The level crossing was an automatic type using flashing warning lights (an AOCR – Automatic Open Crossing, Remotely Monitored), which had been installed in 1985/86 replacing lifting barriers operated from the adjacent signal box.
There had been reported examples of the warning lights operating incorrectly before the accident, including the lights failing to activate or activating without enough warning time. The investigation concluded that the lights did operate correctly on the day of the accident. The driver of the van could not recall the incident; the evidence showed that the van was moving when struck, as the van was in gear. He was local to the area and a driver of over two decades experience, and was aware of the mode of operation of the crossing.
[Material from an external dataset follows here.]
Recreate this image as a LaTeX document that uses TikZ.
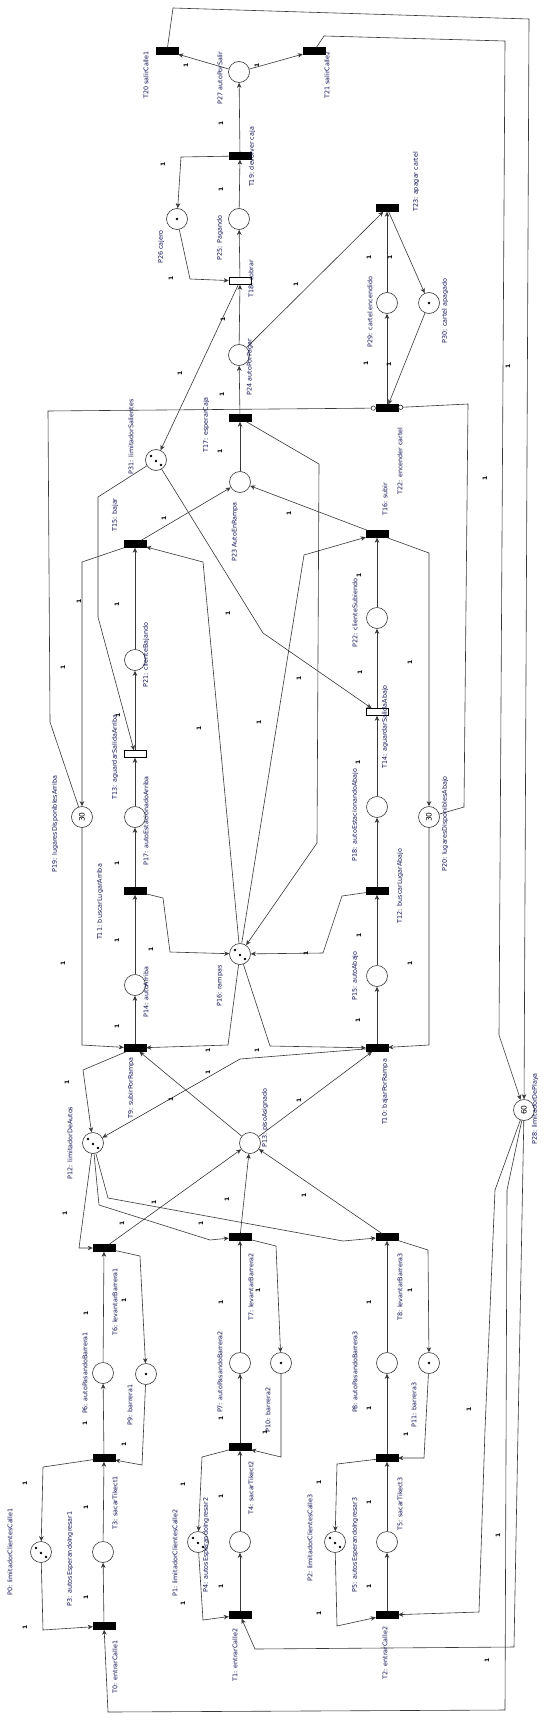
\documentclass[tikz,border=0pt]{standalone}
\usepackage{fontspec}
\setsansfont{DejaVu Sans}
\usetikzlibrary{arrows.meta,calc}
\definecolor{linec}{RGB}{55,55,55}
\definecolor{labc}{RGB}{20,20,85}
\newcommand{\mylabfont}{\sffamily\fontsize{6.4}{7}\selectfont}
\newcommand{\mywfont}{\sffamily\bfseries\fontsize{6}{6}\selectfont}
\newcommand{\mytokfont}{\sffamily\fontsize{7.5}{8}\selectfont}
\begin{document}
\begin{tikzpicture}[x=1pt,y=-1pt,
  place/.style={circle,draw=linec,line width=0.6pt,minimum size=21pt,inner sep=0pt,fill=white},
  trans/.style={rectangle,fill=black,draw=black,line width=0.4pt,minimum width=22pt,minimum height=7pt,inner sep=0pt},
  htrans/.style={rectangle,fill=white,draw=black,line width=0.6pt,minimum width=22pt,minimum height=7pt,inner sep=0pt},
  arc/.style={draw=linec,line width=0.6pt,-{Stealth[length=5pt,width=4.5pt,inset=1.5pt]}},
  inh/.style={draw=linec,line width=0.6pt,-{Circle[open,length=5pt,width=5pt]}},
  lab/.style={rotate=90,font=\mylabfont,text=labc,inner sep=0pt},
  w/.style={rotate=90,font=\mywfont,text=black,inner sep=0pt},
  tok/.style={fill=black},
]
\useasboundingbox (0,0) rectangle (544,1720);
\fill[white] (0,0) rectangle (544,1720);

% ---------- places ----------
\node[place] (P0) at (41,1552) {};
\node[place] (P1) at (198,1542) {};
\node[place] (P2) at (335,1542) {};
\node[place] (P3) at (103,1552) {};
\node[place] (P4) at (240,1542) {};
\node[place] (P5) at (387,1542) {};
\node[place] (P6) at (103,1373) {};
\node[place] (P7) at (240,1363) {};
\node[place] (P8) at (387,1363) {};
\node[place] (P9) at (146,1374) {};
\node[place] (P10) at (281,1363) {};
\node[place] (P11) at (429,1363) {};
\node[place] (P12) at (93,1143) {};
\node[place] (P13) at (250,1143) {};
\node[place] (P14) at (135,985) {};
\node[place] (P15) at (377,976) {};
\node[place] (P16) at (240,954) {};
\node[place] (P17) at (135,817) {};
\node[place] (P18) at (377,807) {};
\node[place,rotate=90,font=\mytokfont] (P19) at (82,817) {30};
\node[place,rotate=90,font=\mytokfont] (P20) at (429,817) {30};
\node[place] (P21) at (135,660) {};
\node[place] (P22) at (377,618) {};
\node[place] (P23) at (240,482) {};
\node[place] (P24) at (239,355) {};
\node[place] (P25) at (239,219) {};
\node[place] (P26) at (177,219) {};
\node[place] (P27) at (239,72) {};
\node[place,rotate=90,font=\mytokfont] (P28) at (524,1110) {60};
\node[place] (P29) at (387,303) {};
\node[place] (P30) at (429,303) {};
\node[place] (P31) at (156,460) {};

% tokens
\foreach \p in {P0,P1,P2,P12,P16,P31}{
  \fill[tok] ($(\p)+(-5,-4)$) circle (1.4pt);
  \fill[tok] ($(\p)+(0,1)$) circle (1.4pt);
  \fill[tok] ($(\p)+(5,5)$) circle (1.4pt);
}
\foreach \p in {P9,P10,P11,P26,P30}{
  \fill[tok] (\p) circle (1.4pt);
}

% ---------- transitions ----------
\node[trans] (T0) at (104,1626) {};
\node[trans] (T1) at (240,1615) {};
\node[trans] (T2) at (387,1615) {};
\node[trans] (T3) at (104,1458) {};
\node[trans] (T4) at (240,1447) {};
\node[trans] (T5) at (387,1458) {};
\node[trans] (T6) at (104,1248) {};
\node[trans] (T7) at (240,1237) {};
\node[trans] (T8) at (387,1237) {};
\node[trans] (T9) at (135,1048) {};
\node[trans] (T10) at (377,1048) {};
\node[trans] (T11) at (135,891) {};
\node[trans] (T12) at (377,891) {};
\node[htrans] (T13) at (135,754) {};
\node[htrans] (T14) at (377,712) {};
\node[trans] (T15) at (135,544) {};
\node[trans] (T16) at (377,534) {};
\node[trans] (T17) at (240,418) {};
\node[htrans] (T18) at (240,281) {};
\node[trans] (T19) at (240,156) {};
\node[trans] (T20) at (167,51) {};
\node[trans] (T21) at (314,51) {};
\node[trans] (T22) at (387,408) {};
\node[trans] (T23) at (387,208) {};

% ---------- arcs ----------
\draw[arc] (P27) -- (T20);
\draw[arc] (P27) -- (T21);
\draw[arc] (T19) -- (P27);
\draw[arc] (T19) -- (181,157) -- (P26);
\draw[arc] (P25) -- (T19);
\draw[arc] (P26) -- (190,279) -- (T18);
\draw[arc] (T18) -- (P25);
\draw[arc] (P24) -- (T18);
\draw[arc] (T18) -- (P31);
\draw[arc] (P24) -- (T23);
\draw[arc] (P29) -- (T23);
\draw[arc] (T23) -- (P30);
\draw[arc] (T22) -- (P29);
\draw[arc] (P30) -- (T22);
\draw[inh] (P19) -- (50,722) -- (48,411) -- (T22);
\draw[inh] (P20) -- (464,807) -- (468,404) -- (T22);
\draw[arc] (T17) -- (P24);
\draw[arc] (P23) -- (T17);
\draw[arc] (T15) -- (P23);
\draw[arc] (T16) -- (P23);
\draw[arc] (T17) -- (319,464) -- (317,843) -- (P16);
\draw[arc] (P31) -- (98,497) -- (98,617) -- (T13);
\draw[arc] (P31) -- (263,633) -- (T14);
\draw[arc] (T15) -- (82,562) -- (P19);
\draw[arc] (P21) -- (T15);
\draw[arc] (T13) -- (P21);
\draw[arc] (P17) -- (T13);
\draw[arc] (T11) -- (P17);
\draw[arc] (P14) -- (T11);
\draw[arc] (T11) -- (163,898) -- (170,952) -- (P16);
\draw[arc] (T9) -- (P14);
\draw[arc] (P19) -- (82,1045) -- (T9);
\draw[arc] (P16) -- (228,1045) -- (T9);
\draw[arc] (P16) -- (270,1046) -- (T10);
\draw[arc] (P16) -- (203,562) -- (T15);
\draw[arc] (P16) -- (304,555) -- (T16);
\draw[arc] (T16) -- (429,553) -- (P20);
\draw[arc] (P22) -- (T16);
\draw[arc] (T14) -- (P22);
\draw[arc] (P18) -- (T14);
\draw[arc] (T12) -- (P18);
\draw[arc] (P15) -- (T12);
\draw[arc] (T12) -- (342,896) -- (323,953) -- (P16);
\draw[arc] (T10) -- (P15);
\draw[arc] (P20) -- (429,1045) -- (T10);
\draw[arc] (T9) -- (83,1070) -- (P12);
\draw[arc] (T10) -- (240,1059) -- (P12);
\draw[arc] (P13) -- (T9);
\draw[arc] (P13) -- (T10);
\draw[arc] (P12) -- (79,1248) -- (T6);
\draw[arc] (T6) -- (P13);
\draw[arc] (P12) -- (99,1205) -- (210,1240) -- (T7);
\draw[arc] (P12) -- (108,1198) -- (343,1241) -- (T8);
\draw[arc] (T8) -- (P13);
\draw[arc] (T7) -- (P13);
\draw[arc] (P6) -- (T6);
\draw[arc] (T6) -- (140,1256) -- (P9);
\draw[arc] (P7) -- (T7);
\draw[arc] (T7) -- (276,1246) -- (P10);
\draw[arc] (P8) -- (T8);
\draw[arc] (T8) -- (428,1250) -- (P11);
\draw[arc] (P9) -- (142,1465) -- (T3);
\draw[arc] (T3) -- (P6);
\draw[arc] (T3) -- (43,1467) -- (P0);
\draw[arc] (P3) -- (T3);
\draw[arc] (T0) -- (P3);
\draw[arc] (P0) -- (43,1630) -- (T0);
\draw[arc] (P28) -- (507,1190) -- (505,1710) -- (108,1712) -- (T0);
\draw[arc] (T4) -- (P7);
\draw[arc] (T4) -- (202,1457) -- (P1);
\draw[arc] (P10) -- (281,1457) -- (T4);
\draw[arc] (P4) -- (T4);
\draw[arc] (T1) -- (P4);
\draw[arc] (P1) -- (203,1620) -- (T1);
\draw[arc] (P28) -- (518,1430) -- (514,1647) -- (255,1649) -- (T1);
\draw[arc] (T5) -- (P8);
\draw[arc] (P11) -- (424,1458) -- (T5);
\draw[arc] (T5) -- (337,1464) -- (P2);
\draw[arc] (P5) -- (T5);
\draw[arc] (T2) -- (P5);
\draw[arc] (P2) -- (337,1626) -- (T2);
\draw[arc] (P28) -- (495,1190) -- (485,1430) -- (479,1612) -- (T2);
\draw[arc] (T20) -- (173,8) -- (529,19) -- (P28);
\draw[arc] (T21) -- (324,36) -- (505,41) -- (499,1035) -- (P28);

% ---------- labels ----------
\node[lab] (lT20) at (146,75) {T20 salirCalle1};
\node[lab] (lP27) at (220,78) {P27 autoPorSalir};
\node[lab] (lT21) at (327,75) {T21 salirCalle2};
\node[lab] (lT19) at (252,157) {T19: devolver caja};
\node[lab] (lT23) at (416,182) {T23: apagar cartel};
\node[lab] (lP26) at (161,247) {P26 cajero};
\node[lab] (lP25) at (220,238) {P25: Pagando};
\node[lab] (lT18) at (251,279) {T18: cobrar};
\node[lab] (lP29) at (370,312) {P29: cartel encendido};
\node[lab] (lP30) at (445,311) {P30: cartel apagado};
\node[lab] (lP24) at (250,367) {P24 autoPorPagar};
\node[lab] (lT17) at (206,425) {T17: esperarCaja};
\node[lab] (lP31) at (131,437) {P31: limitadorSalientes};
\node[lab] (lT22) at (400,461) {T22: encender cartel};
\node[lab] (lT16) at (385,499) {T16: subir};
\node[lab] (lP23) at (235,532) {P23 AutoEnRampa};
\node[lab] (lT15) at (115,515) {T15: bajar};
\node[lab] (lP22) at (355,613) {P22: clienteSubiendo};
\node[lab] (lP21) at (146,655) {P21: clienteBajando};
\node[lab] (lT13) at (115,757) {T13: aguardarSalidaArriba};
\node[lab] (lT14) at (385,727) {T14: aguardarSalidaAbajo};
\node[lab] (lP18) at (355,815) {P18: autoEstacionandoAbajo};
\node[lab] (lP17) at (146,821) {P17: autoEstacionadoArriba};
\node[lab] (lP19) at (55,824) {P19: lugaresDisponiblesArriba};
\node[lab] (lP20) at (445,824) {P20: lugaresDisponiblesAbajo};
\node[lab] (lT11) at (100,902) {T11: buscarLugarArriba};
\node[lab] (lT12) at (400,886) {T12: buscarLugarAbajo};
\node[lab] (lP16) at (220,986) {P16: rampas};
\node[lab] (lP14) at (146,992) {P14: autoArriba};
\node[lab] (lP15) at (355,976) {P15: autoAbajo};
\node[lab] (lT9) at (131,1088) {T9: subirPorRampa};
\node[lab] (lT10) at (385,1092) {T10: bajarPorRampa};
\node[lab] (lP13) at (265,1118) {P13: pisoAsignado};
\node[lab] (lP12) at (70,1143) {P12: limitadorDeAutos};
\node[lab] (lP28) at (535,1109) {P28: limitadorDePlaya};
\node[lab] (lT6) at (115,1302) {T6: levantarBarrera1};
\node[lab] (lT7) at (251,1287) {T7: levantarBarrera2};
\node[lab] (lT8) at (400,1287) {T8: levantarBarrera3};
\node[lab] (lP6) at (85,1373) {P6: autoPasandoBarrera1};
\node[lab] (lP9) at (130,1405) {P9: barrera1};
\node[lab] (lP7) at (220,1372) {P7: autoPasandoBarrera2};
\node[lab] (lP10) at (268,1410) {P10: barrera2};
\node[lab] (lP8) at (355,1372) {P8: autoPasandoBarrera3};
\node[lab] (lP11) at (414,1405) {P11: barrera3};
\node[lab] (lT3) at (115,1503) {T3: sacarTikect1};
\node[lab] (lT4) at (251,1488) {T4: sacarTikect2};
\node[lab] (lT5) at (400,1504) {T5: sacarTikect3};
\node[lab] (lP0) at (10,1552) {P0: limitadorClientesCalle1};
\node[lab] (lP3) at (70,1559) {P3: autosEsperandoIngresar1};
\node[lab] (lP1) at (175,1553) {P1: limitadorClientesCalle2};
\node[lab] (lP4) at (206,1545) {P4: autosEsperandoIngresar2};
\node[lab] (lP2) at (310,1538) {P2: limitadorClientesCalle3};
\node[lab] (lP5) at (355,1545) {P5: autosEsperandoIngresar3};
\node[lab] (lT0) at (115,1667) {T0: entrarCalle1};
\node[lab] (lT1) at (235,1655) {T1: entrarCalle2};
\node[lab] (lT2) at (385,1653) {T2: entrarCalle2};

% ---------- weights ----------
\foreach \x/\y [count=\i] in {186/65,257/65,221/123,163/164,221/189,171/278,296/284,369/257,390/257,366/363,389/364,223/319,180/373,222/394,220/451,164/518,289/513,508/366,485/478,79/601,117/604,63/667,118/715,228/613,199/728,259/722,299/678,360/672,359/575,410/662,358/762,117/863,117/940,151/949,63/963,117/1026,208/1050,257/1050,67/1082,208/1072,171/1099,306/953,359/935,410/963,358/1020,299/1100,65/1213,122/1223,154/1202,201/1223,227/1199,258/1290,124/1300,221/1302,86/1313,85/1423,221/1418,304/1195,369/1302,410/1290,369/1408,469/1409,124/1444,25/1483,86/1507,86/1597,25/1627,183/1484,221/1496,221/1586,183/1603,265/1432,406/1434,319/1482,369/1502,369/1586,319/1613,498/1535,487/1660}{
  \node[w] (w\i) at (\x,\y) {1};
}
\end{tikzpicture}
\end{document}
The investigator concluded that on balance of probability the driver had been distracted before the crossing, causing him to miss the light signal.
An inquest held on 25 February 1987 recorded that the persons involved in the accident died of misadventure.
The line re-opened on 29 July 1986.
In 2009 a campaign was launched to have a permanent memorial erected. On 25 July 2010 a memorial was unveiled at Driffield Memorial Garden at 2 pm, with over 100 people attended the service.
A book about the disaster was published by Bridlington disaster author expert Richard Jones in September 2010.
A ceremony was held on 24 July 2011 at the memorial for the 25th anniversary of the crash.